▶ Requirement
Output the first line of the listing and each line after it, up to and including the line that contains "(8,4) -- (977,4);", exactly as written, minus the pictures.

(Dataset records)
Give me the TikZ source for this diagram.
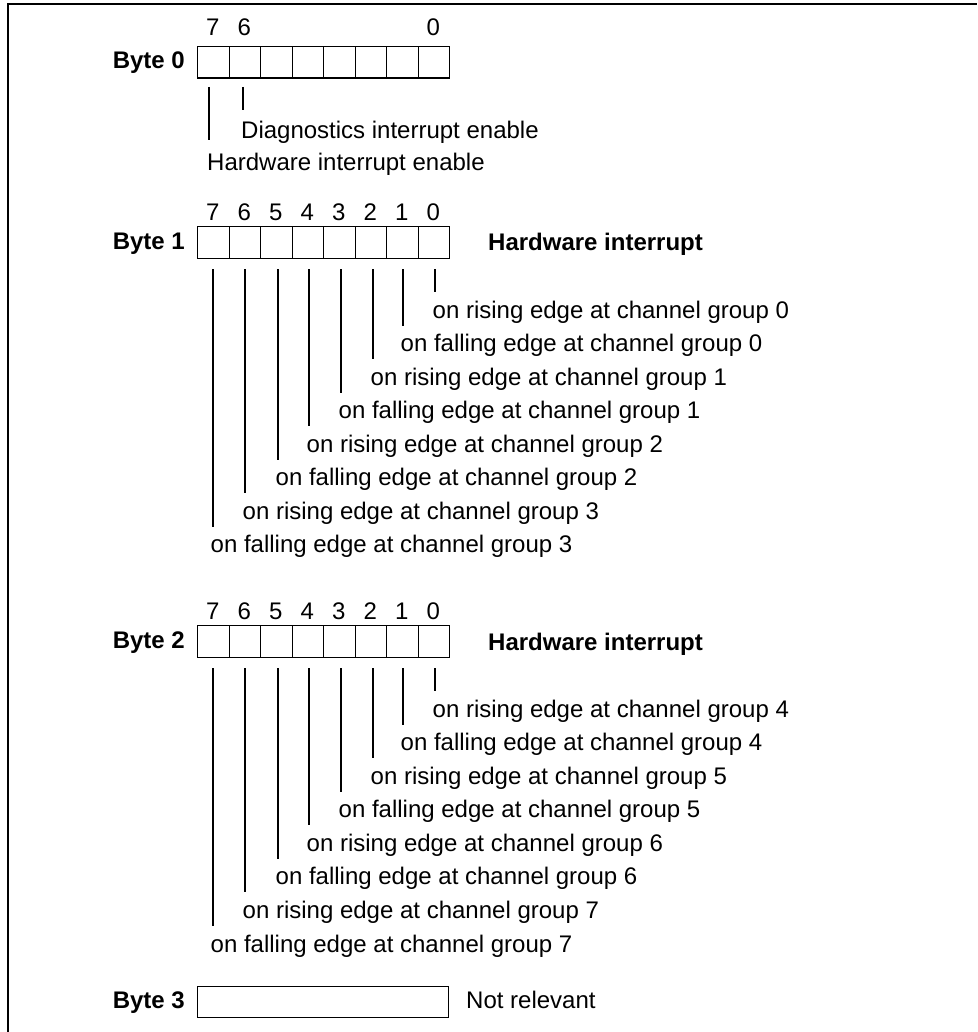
\documentclass[tikz,border=0pt]{standalone}
\usepackage{fontspec}
\setmainfont{Liberation Sans}
\begin{document}
\begin{tikzpicture}[x=1pt,y=-1pt,
  font=\fontsize{24}{28}\selectfont,
  cell/.style={draw, line width=1.3pt, minimum width=31.5pt, minimum height=31.5pt, inner sep=0pt, anchor=north west},
  lbl/.style={inner sep=0pt, anchor=base},
  txt/.style={inner sep=0pt, anchor=base west},
  bytelbl/.style={inner sep=0pt, anchor=base east, font=\fontsize{24}{28}\selectfont\bfseries},
  headlbl/.style={inner sep=0pt, anchor=base west, font=\fontsize{24}{28}\selectfont\bfseries},
  tick/.style={line width=1.2pt}]
\useasboundingbox (0,0) rectangle (977,1032);
\draw[line width=1.6pt] (8,1032) -- (8,4) -- (977,4);

% ---------- Byte 0 ----------
\node[bytelbl] (byte0) at (185,68.3) {Byte 0};
\foreach \i in {0,...,7}{
  \pgfmathtruncatemacro{\b}{7-\i}
  \node[cell] (b0bit\b) at (197+31.5*\i,46) {};
}
\node[lbl] (b0n7) at (212.75,36) {7};
\node[lbl] (b0n6) at (244.25,36) {6};
\node[lbl] (b0n0) at (433.25,36) {0};
\coordinate (b0s6) at (243,87);
\coordinate (b0s7) at (209,87);
\node[txt] (b0t6) at (241,138.3) {Diagnostics interrupt enable};
\node[txt] (b0t7) at (207,170.5) {Hardware interrupt enable};
\draw[tick] (b0s6) -- ([xshift=2pt,yshift=28pt]b0t6.base west);
\draw[tick] (b0s7) -- ([xshift=2pt,yshift=30pt]b0t7.base west);

% ---------- Byte 1 and Byte 2 ----------
\foreach \n/\dy/\ga/\gb/\gc/\gd in {1/0/0/1/2/3, 2/399/4/5/6/7}{
  \node[bytelbl] (byte\n) at (185,249.3+\dy) {Byte \n};
  \node[headlbl] (hw\n) at (488,251+\dy) {Hardware interrupt};
  \foreach \i in {0,...,7}{
    \pgfmathtruncatemacro{\b}{7-\i}
    \node[cell] (b\n bit\b) at (197+31.5*\i,226+\dy) {};
    \node[lbl] (b\n n\b) at (212.75+31.5*\i,220.7+\dy) {\b};
  }
  \foreach \k/\lx/\txt in {0/435/{on rising edge at channel group \ga},
                           1/403/{on falling edge at channel group \ga},
                           2/373/{on rising edge at channel group \gb},
                           3/341/{on falling edge at channel group \gb},
                           4/309/{on rising edge at channel group \gc},
                           5/278/{on falling edge at channel group \gc},
                           6/245/{on rising edge at channel group \gd},
                           7/213/{on falling edge at channel group \gd}}{
    \coordinate (b\n s\k) at (\lx,269+\dy);
    \node[txt] (b\n t\k) at (\lx-2.5,318+33.57*\k+\dy) {\txt};
    \draw[tick] (b\n s\k) -- ([xshift=2.5pt,yshift=26pt]b\n t\k.base west);
  }
}

% ---------- Byte 3 ----------
\node[bytelbl] (byte3) at (185,1008.3) {Byte 3};
\node[draw, line width=1.3pt, minimum width=251pt, minimum height=31pt, inner sep=0pt, anchor=north west] (b3box) at (197,986) {};
\node[txt] (b3t) at (466,1008.3) {Not relevant};
\end{tikzpicture}
\end{document}
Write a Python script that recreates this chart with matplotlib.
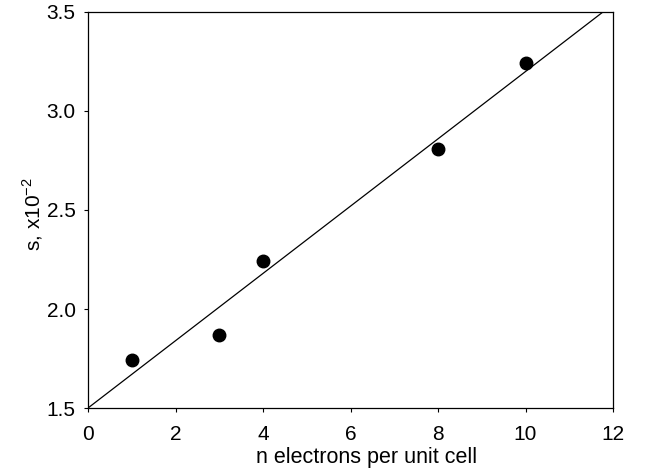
import matplotlib
matplotlib.use("Agg")
import matplotlib.pyplot as plt

plt.rcParams['font.family'] = ['Liberation Sans', 'DejaVu Sans']
plt.rcParams['mathtext.fontset'] = 'custom'
plt.rcParams['mathtext.rm'] = 'Liberation Sans'

# measured points
n_electrons = [1, 3, 4, 8, 10]
s_values = [1.74, 1.87, 2.24, 2.81, 3.24]

# fitted line, end points
fit_x = [0, 11.77]
fit_y = [1.5, 3.5]

fig = plt.figure(figsize=(6.5, 4.7), dpi=100)
ax = fig.add_axes([0.1354, 0.1319, 0.8077, 0.8426])

ax.plot(fit_x, fit_y, color="black", linewidth=0.9)
ax.plot(n_electrons, s_values, "o", color="black", markersize=9)

ax.set_xlim(0, 12)
ax.set_ylim(1.5, 3.5)
ax.set_xticks([0, 2, 4, 6, 8, 10, 12])
ax.set_yticks([1.5, 2.0, 2.5, 3.0, 3.5])
ax.set_yticklabels(["1.5", "2.0", "2.5", "3.0", "3.5"])
ax.tick_params(direction="out", length=3, width=0.8, labelsize=15)
ax.tick_params(axis="x", pad=9.5)
ax.tick_params(axis="y", pad=6)
ax.tick_params(top=False, right=False)
for sp in ax.spines.values():
    sp.set_linewidth(0.9)

ax.set_xlabel("n electrons per unit cell", fontsize=15.5)
ax.set_ylabel("s, x10$^{\\mathregular{-2}}$", fontsize=15)
ax.xaxis.set_label_coords(0.531, -0.098)
ax.yaxis.set_label_coords(-0.082, 0.49)

fig.savefig("out.png", dpi=100)
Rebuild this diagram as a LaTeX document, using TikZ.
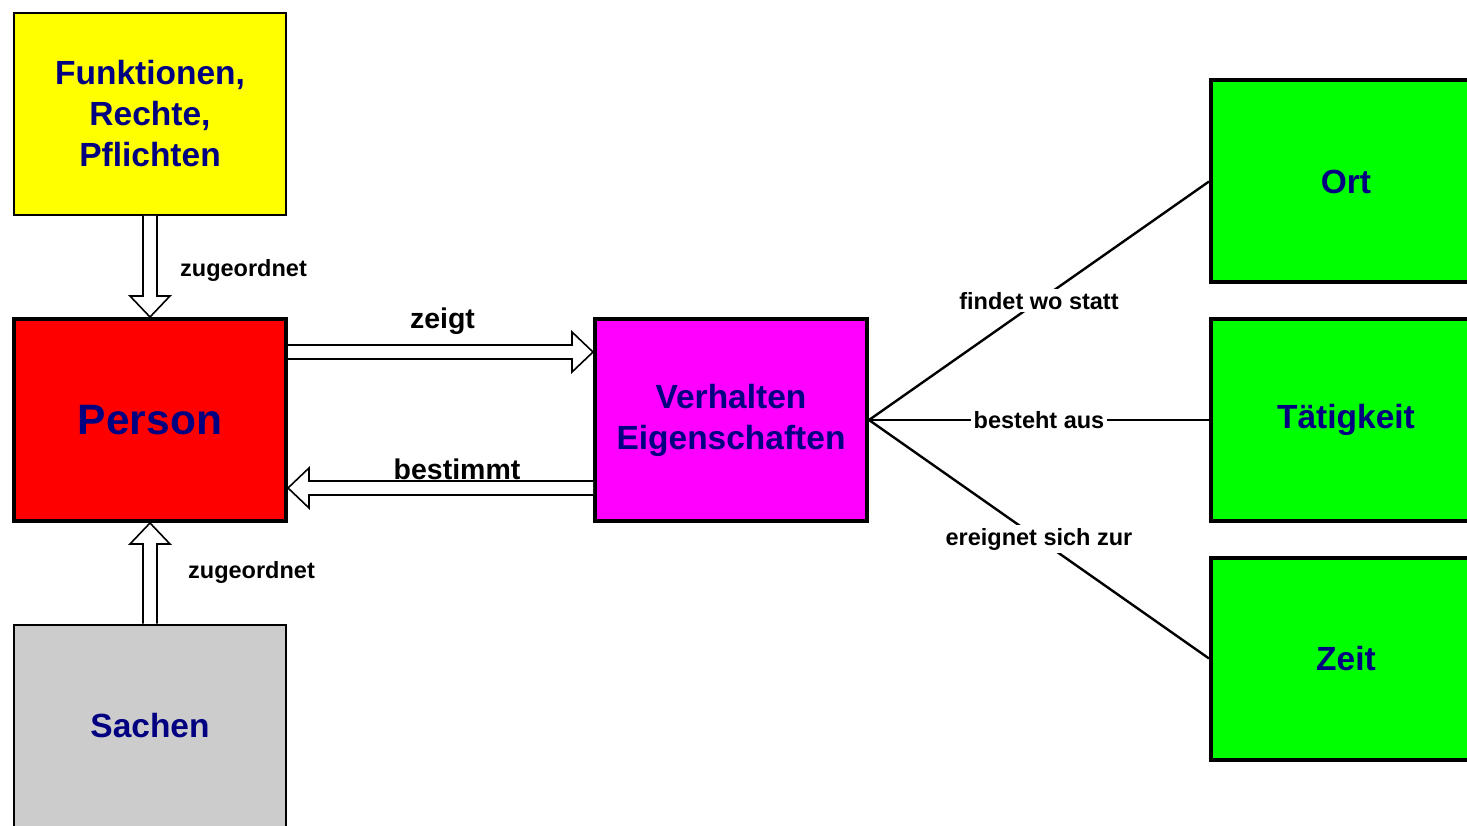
\documentclass[tikz,border=0pt]{standalone}
\usepackage{fontspec}
\setmainfont{Liberation Sans}
\usepackage{xcolor}
\usetikzlibrary{calc, positioning}
\definecolor{navytext}{RGB}{0,0,128}
\definecolor{sachengray}{RGB}{204,204,204}
\definecolor{fktyellow}{RGB}{255,255,0}
\definecolor{personred}{RGB}{255,0,0}
\definecolor{verhmagenta}{RGB}{255,0,255}
\definecolor{boxgreen}{RGB}{0,255,0}
\tikzset{
    conceptmap/.style={x=1pt, y=-1pt, line join=miter},
    box/.style={draw, rectangle, align=center, text=navytext, inner sep=0pt,
        font=\bfseries\fontsize{33.5}{41}\selectfont,
        minimum width=272pt, minimum height=202pt},
    thinbox/.style={box, line width=2pt},
    thickbox/.style={box, line width=4pt},
    greenbox/.style={thickbox, fill=boxgreen, minimum width=270pt},
    link/.style={line width=2.4pt},
    hollow/.style={draw, fill=white, line width=1.6pt, line join=miter},
    rel/.style={inner sep=0pt, font=\bfseries\fontsize{23.5}{28}\selectfont},
    relbig/.style={inner sep=0pt, font=\bfseries\fontsize{28.5}{34}\selectfont},
    % label sitting on a link: white patch cuts the line
    onlink/.style={rel, fill=white, inner sep=3pt, pos=0.5},
}
% hollow block arrow from #1 (tail) to #2 (tip)
\newcommand{\hollowarrow}[2]{%
    \coordinate (hb) at ($(#2)!21pt!(#1)$);
    \draw[hollow] ($(#1)!7pt!90:(#2)$) -- ($(hb)!7pt!90:(#2)$)
        -- ($(hb)!20pt!90:(#2)$) -- (#2) -- ($(hb)!20pt!-90:(#2)$)
        -- ($(hb)!7pt!-90:(#2)$) -- ($(#1)!7pt!-90:(#2)$);
}

\begin{document}
\begin{tikzpicture}[conceptmap]
    \useasboundingbox (0,0) rectangle (1467,826);

    \node[thinbox, fill=fktyellow]   (fkt)    at (150,114)   {Funktionen,\\Rechte,\\Pflichten};
    \node[thickbox, fill=personred, font=\bfseries\fontsize{42.5}{50}\selectfont]
                                     (person) at (150,420)   {Person};
    \node[thickbox, fill=verhmagenta] (verh)  at (731,420)   {Verhalten\\Eigenschaften};
    \node[thinbox, fill=sachengray]  (sachen) at (150,725.5) {Sachen};
    \node[greenbox] (ort)  at (1346,181.5) {Ort};
    \node[greenbox] (taet) at (1346,420)   {Tätigkeit};
    \node[greenbox] (zeit) at (1346,658.5) {Zeit};

    % arrows between person and the rest
    \hollowarrow{fkt.south}{person.north}
    \hollowarrow{sachen.north}{person.south}
    \coordinate (zeigtA) at ($(person.north east)!0.17!(person.south east)$);
    \coordinate (zeigtB) at ($(verh.north west)!0.17!(verh.south west)$);
    \coordinate (bestA)  at ($(verh.north west)!0.83!(verh.south west)$);
    \coordinate (bestB)  at ($(person.north east)!0.83!(person.south east)$);
    \hollowarrow{zeigtA}{zeigtB}
    \hollowarrow{bestA}{bestB}

    \path (fkt.south) -- node[rel, anchor=west, xshift=30pt, yshift=-4pt] (zu1) {zugeordnet} (person.north);
    \path (sachen.north) -- node[rel, anchor=west, xshift=38pt, yshift=1pt] (zu2) {zugeordnet} (person.south);
    \path (zeigtA) -- node[relbig, xshift=2pt, yshift=31pt] (zeigtlbl) {zeigt} (zeigtB);
    \path (bestA) -- node[relbig, xshift=16.5pt, yshift=19pt] (bestlbl) {bestimmt} (bestB);

    \draw[link] (verh.east) -- node[onlink] {findet wo statt} (ort.west);
    \draw[link] (verh.east) -- node[onlink] {besteht aus} (taet.west);
    \draw[link] (verh.east) -- node[onlink] {ereignet sich zur} (zeit.west);
\end{tikzpicture}
\end{document}
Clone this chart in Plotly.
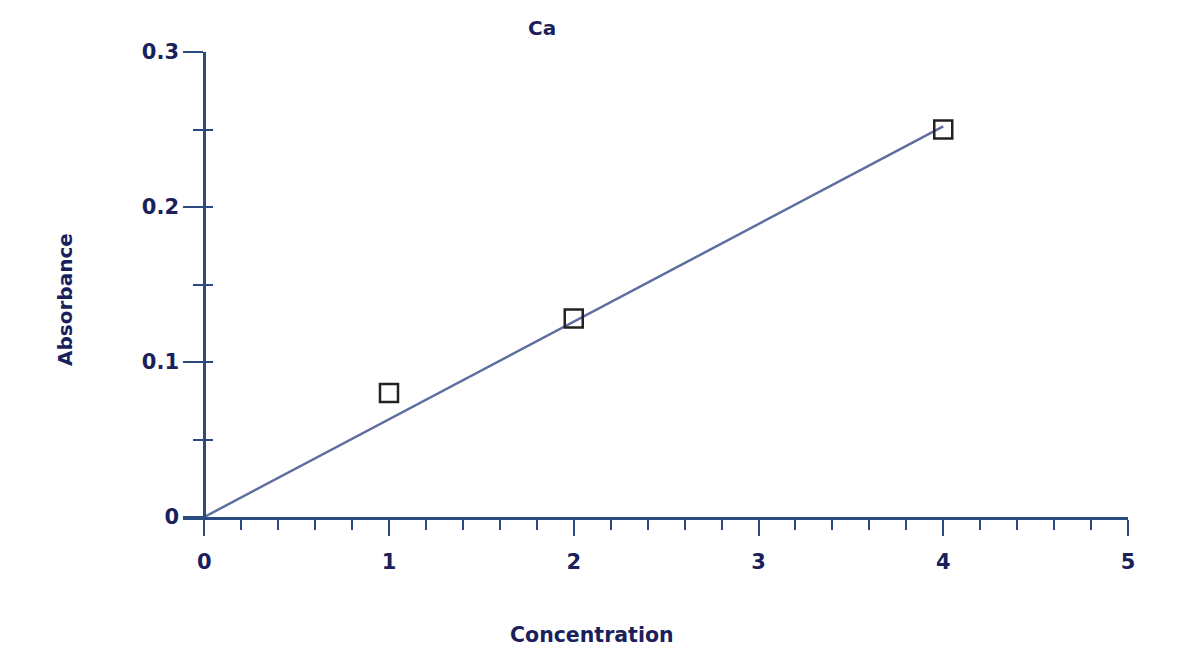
import plotly.graph_objects as go

# Data
conc = [1, 2, 4]
absorb = [0.080, 0.128, 0.250]
fit_x = [0, 4]
fit_y = [0, 0.252]
x_tickvals = [0, 1, 2, 3, 4, 5]
x_ticktext = ["0", "1", "2", "3", "4", "5"]
y_tickvals = [0, 0.1, 0.2, 0.3]
y_ticktext = ["0", "0.1", "0.2", "0.3"]

NAVY = "#1b1f5c"
AXIS = "#2b4a80"
FONT = "DejaVu Sans"

fig = go.Figure()
fig.add_trace(go.Scatter(x=fit_x, y=fit_y, mode="lines",
                         line=dict(color="#5f6e9e", width=2.5), showlegend=False))
fig.add_trace(go.Scatter(x=conc, y=absorb, mode="markers",
                         marker=dict(symbol="square-open", size=18, color="#222222",
                                     line=dict(width=2.5, color="#222222")),
                         showlegend=False))

fig.update_layout(
    width=1188, height=652,
    margin=dict(l=175, r=68, t=44, b=143),
    paper_bgcolor="white", plot_bgcolor="white",
    font=dict(family=FONT, color=NAVY, size=20),
    xaxis=dict(range=[-0.115, 5], domain=[0, 1], showgrid=False, zeroline=False,
               showline=True, linecolor=AXIS, linewidth=2.5,
               tickvals=x_tickvals, ticktext=x_ticktext,
               ticks="outside", ticklen=16, tickwidth=2, tickcolor=AXIS,
               tickfont=dict(family=FONT, size=21, color=NAVY, weight="bold"),
               ticklabelstandoff=8,
               minor=dict(tick0=0, dtick=0.2, ticks="outside", ticklen=10,
                          tickwidth=2, tickcolor=AXIS, showgrid=False),
               anchor="y"),
    yaxis=dict(range=[0, 0.3], domain=[0, 1], showgrid=False, zeroline=False,
               showline=True, linecolor=AXIS, linewidth=2.5,
               anchor="free", position=21/945,
               tickvals=y_tickvals, ticktext=y_ticktext,
               ticks="outside", ticklen=20, tickwidth=2, tickcolor=AXIS,
               tickfont=dict(family=FONT, size=21, color=NAVY, weight="bold"),
               minor=dict(tick0=0, dtick=0.05, ticks="outside", ticklen=10,
                          tickwidth=2, tickcolor=AXIS, showgrid=False)),
    yaxis2=dict(range=[0, 0.3], domain=[0, 1], overlaying="y", anchor="free",
                position=21/945, showgrid=False, zeroline=False, showline=False,
                tickvals=y_tickvals, showticklabels=False,
                ticks="inside", ticklen=6, tickwidth=2, tickcolor=AXIS,
                minor=dict(tick0=0, dtick=0.05, ticks="inside", ticklen=8,
                           tickwidth=2, tickcolor=AXIS, showgrid=False)),
)

# invisible trace to activate yaxis2
fig.add_trace(go.Scatter(x=[0], y=[0], yaxis="y2", mode="markers",
                         marker=dict(opacity=0), showlegend=False, hoverinfo="skip"))

fig.add_annotation(text="<b>Ca</b>", xref="paper", yref="paper", x=0.3799, y=1.0516,
                   xanchor="center", yanchor="middle", showarrow=False,
                   font=dict(family=FONT, size=20, color=NAVY))
fig.add_annotation(text="<b>Concentration</b>", xref="paper", yref="paper",
                   x=0.4328, y=-0.2538, xanchor="center", yanchor="middle",
                   showarrow=False, font=dict(family=FONT, size=20.5, color=NAVY))
fig.add_annotation(text="<b>Absorbance</b>", xref="paper", yref="paper",
                   x=-0.1249, y=0.4688, textangle=-90, xanchor="center",
                   yanchor="middle", showarrow=False,
                   font=dict(family=FONT, size=20, color=NAVY))

fig.write_html("out.html")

▶ Response to this exercise
Give me the TikZ source for this diagram.
\documentclass[tikz,border=0pt]{standalone}
\usepackage{fontspec}
\setmainfont{Liberation Sans}
\begin{document}
\begin{tikzpicture}[x=1pt,y=-1pt,
  font=\fontsize{24}{28}\selectfont,
  cell/.style={draw, line width=1.3pt, minimum width=31.5pt, minimum height=31.5pt, inner sep=0pt, anchor=north west},
  lbl/.style={inner sep=0pt, anchor=base},
  txt/.style={inner sep=0pt, anchor=base west},
  bytelbl/.style={inner sep=0pt, anchor=base east, font=\fontsize{24}{28}\selectfont\bfseries},
  headlbl/.style={inner sep=0pt, anchor=base west, font=\fontsize{24}{28}\selectfont\bfseries},
  tick/.style={line width=1.2pt}]
\useasboundingbox (0,0) rectangle (977,1032);
\draw[line width=1.6pt] (8,1032) -- (8,4) -- (977,4);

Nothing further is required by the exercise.